Discussion Questions
1. In the opening scene, Adrienne decides to tell her daughter about a story from her past about Paul Flanner, a relationship that had obviously ended. Did you realize that he had died, or did you think that the relationship had ended differently? How would the novel have been different had the author decided not to let the reader know the ending in advance? Could the story have been told in another way, as simply a remembrance for instance, and still had the same impact?

2. Amanda lost her husband to cancer, and Adrienne lost Paul to an accident. Adrienne also lost her husband to a younger woman. Yet Adrienne found a way to heal, despite her losses, while Amanda has not. Is this difference a function of age and maturity, or simply the passage of time? If its both, do you believe that Amanda will eventually fall in love again? Is that important to her? What other lessons did she draw from her mother's story?

3. Rodanthe is described in detail. How does the setting play a role in the story? Could this story have occurred in a larger city? Why or why not?

4. The novel deals with the theme love and sacrifice. How did the major characters -- Adrienne, Paul, Amanda and Robert Torrelson -- sacrifice? How did love play a role? What else played a role? Is sacrifice an act, or is sacrifice an on-going process? Explain.

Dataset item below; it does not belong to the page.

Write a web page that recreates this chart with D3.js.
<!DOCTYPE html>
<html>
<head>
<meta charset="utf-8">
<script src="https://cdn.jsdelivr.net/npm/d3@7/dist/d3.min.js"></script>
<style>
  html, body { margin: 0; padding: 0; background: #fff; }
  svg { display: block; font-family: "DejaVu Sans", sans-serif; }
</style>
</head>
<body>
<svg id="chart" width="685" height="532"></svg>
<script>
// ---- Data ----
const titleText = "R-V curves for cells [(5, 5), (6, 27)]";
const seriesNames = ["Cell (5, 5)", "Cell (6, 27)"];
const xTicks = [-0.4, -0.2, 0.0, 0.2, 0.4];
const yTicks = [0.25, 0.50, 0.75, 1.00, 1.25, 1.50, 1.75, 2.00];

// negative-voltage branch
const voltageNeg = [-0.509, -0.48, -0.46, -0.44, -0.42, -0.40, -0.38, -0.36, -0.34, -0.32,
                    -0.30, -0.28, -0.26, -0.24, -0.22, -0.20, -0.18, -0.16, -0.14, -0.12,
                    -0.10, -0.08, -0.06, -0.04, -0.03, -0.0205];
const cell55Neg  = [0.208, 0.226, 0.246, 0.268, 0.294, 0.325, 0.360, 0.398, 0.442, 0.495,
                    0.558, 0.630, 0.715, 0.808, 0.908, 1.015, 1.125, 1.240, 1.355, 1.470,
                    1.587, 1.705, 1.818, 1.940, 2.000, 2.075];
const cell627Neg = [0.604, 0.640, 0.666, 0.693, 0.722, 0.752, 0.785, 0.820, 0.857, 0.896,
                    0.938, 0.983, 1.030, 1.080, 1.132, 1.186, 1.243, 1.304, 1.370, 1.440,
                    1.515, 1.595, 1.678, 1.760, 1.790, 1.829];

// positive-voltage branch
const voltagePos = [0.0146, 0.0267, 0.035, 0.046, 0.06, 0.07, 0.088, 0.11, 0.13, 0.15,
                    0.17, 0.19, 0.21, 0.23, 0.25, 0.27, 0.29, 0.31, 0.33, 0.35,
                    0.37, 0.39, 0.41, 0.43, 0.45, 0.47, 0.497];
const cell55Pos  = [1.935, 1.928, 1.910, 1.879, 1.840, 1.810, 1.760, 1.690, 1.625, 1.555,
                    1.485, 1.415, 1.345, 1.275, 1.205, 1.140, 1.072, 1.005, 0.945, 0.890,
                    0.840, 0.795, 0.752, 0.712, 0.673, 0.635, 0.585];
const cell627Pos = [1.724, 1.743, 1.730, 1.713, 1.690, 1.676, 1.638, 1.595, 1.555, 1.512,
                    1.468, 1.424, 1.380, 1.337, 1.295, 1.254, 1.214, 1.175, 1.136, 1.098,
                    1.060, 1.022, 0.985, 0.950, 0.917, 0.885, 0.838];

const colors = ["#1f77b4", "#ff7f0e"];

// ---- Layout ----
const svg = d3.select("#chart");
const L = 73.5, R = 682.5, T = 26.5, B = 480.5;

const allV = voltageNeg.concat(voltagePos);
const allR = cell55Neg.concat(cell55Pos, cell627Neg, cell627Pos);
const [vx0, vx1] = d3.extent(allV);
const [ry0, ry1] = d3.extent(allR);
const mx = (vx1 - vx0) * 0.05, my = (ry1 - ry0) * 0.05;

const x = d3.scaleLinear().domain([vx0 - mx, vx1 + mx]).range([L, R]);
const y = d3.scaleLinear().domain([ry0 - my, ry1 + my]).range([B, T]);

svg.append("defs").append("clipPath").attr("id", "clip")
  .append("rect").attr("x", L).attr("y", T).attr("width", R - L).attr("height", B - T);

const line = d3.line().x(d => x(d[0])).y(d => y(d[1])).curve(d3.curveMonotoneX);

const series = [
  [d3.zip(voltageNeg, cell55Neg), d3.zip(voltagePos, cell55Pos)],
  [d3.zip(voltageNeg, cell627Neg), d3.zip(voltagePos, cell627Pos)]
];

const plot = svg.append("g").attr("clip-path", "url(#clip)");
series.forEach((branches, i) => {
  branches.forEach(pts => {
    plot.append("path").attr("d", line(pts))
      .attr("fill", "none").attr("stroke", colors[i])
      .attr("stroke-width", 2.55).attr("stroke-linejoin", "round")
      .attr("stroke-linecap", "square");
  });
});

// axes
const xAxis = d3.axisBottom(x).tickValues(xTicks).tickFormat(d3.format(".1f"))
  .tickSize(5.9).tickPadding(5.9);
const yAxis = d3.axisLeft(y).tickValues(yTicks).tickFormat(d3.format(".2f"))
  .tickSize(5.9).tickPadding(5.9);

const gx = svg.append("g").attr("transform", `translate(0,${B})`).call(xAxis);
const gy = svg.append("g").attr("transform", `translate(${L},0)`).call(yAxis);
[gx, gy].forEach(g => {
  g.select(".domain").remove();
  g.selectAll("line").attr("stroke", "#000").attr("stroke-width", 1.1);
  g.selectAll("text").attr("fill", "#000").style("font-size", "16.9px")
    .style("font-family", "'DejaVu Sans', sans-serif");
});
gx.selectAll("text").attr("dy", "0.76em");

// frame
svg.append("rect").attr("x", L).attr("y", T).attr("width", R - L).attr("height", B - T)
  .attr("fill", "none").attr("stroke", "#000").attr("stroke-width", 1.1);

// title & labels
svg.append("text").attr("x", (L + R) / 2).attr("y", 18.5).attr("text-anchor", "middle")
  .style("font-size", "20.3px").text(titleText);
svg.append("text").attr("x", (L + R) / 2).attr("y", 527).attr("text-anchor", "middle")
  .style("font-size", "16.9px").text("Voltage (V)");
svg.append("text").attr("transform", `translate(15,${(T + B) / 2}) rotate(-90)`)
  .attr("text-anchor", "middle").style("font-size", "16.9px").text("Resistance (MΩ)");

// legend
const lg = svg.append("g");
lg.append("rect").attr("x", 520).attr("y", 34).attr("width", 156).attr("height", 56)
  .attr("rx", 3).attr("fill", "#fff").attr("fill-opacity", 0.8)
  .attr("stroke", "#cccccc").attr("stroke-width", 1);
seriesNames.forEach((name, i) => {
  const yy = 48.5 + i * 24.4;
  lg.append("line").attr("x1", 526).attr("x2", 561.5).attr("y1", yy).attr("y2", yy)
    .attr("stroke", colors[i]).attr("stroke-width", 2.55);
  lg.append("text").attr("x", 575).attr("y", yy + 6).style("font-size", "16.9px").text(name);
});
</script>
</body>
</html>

5. In this novel, as in Message in a Bottle, there are scenes that take place in the beach. What is the significance of the beach in this story? How does it play into the theme of the novel? Also in this novel is a storm, just as there was in The Notebook. What is the significance of the storm? How does it play into the theme of the novel?

6. Adrienne never told her children about Paul in the year that followed their relationship in Rodanthe. Think about Adrienne at that point in her life. Why wouldn't she tell the children about him? Is that believable? How do her children remember her from that time? How does Amanda see her mother now, in knowing that she'd kept him a secret?

7. Paul is a wounded character when the novel opens because he feels that all the sacrifices in his life haven't been worth it. His wife has left him, he's estranged from his son, he's sold his medical practice, and has come to Rodanthe to meet Robert Torrelson. Was he a necessary character in this novel? Why or why not? How does Robert Torrelson influence the relationship between Paul and Adrienne? Would you like to read a novel based on the love story between Robert and his wife?

8. Mark plays a central role in letting us get to know Paul Planner. He also writes a letter that lets Adrienne know what had happened. Why did the author choose to use the epistolary method for describing these things? Is the letter more effective than a conversation? Why or why not? What is the relationship between Mark and Paul like in the final moments of Paul's death? How do you think Mark views Paul now? Is this typical of father/son relationships?

9. The inn is described in the opening paragraph of the novel. Why did the author start the novel with a description of an inn? How does the inn play a role in all that happens?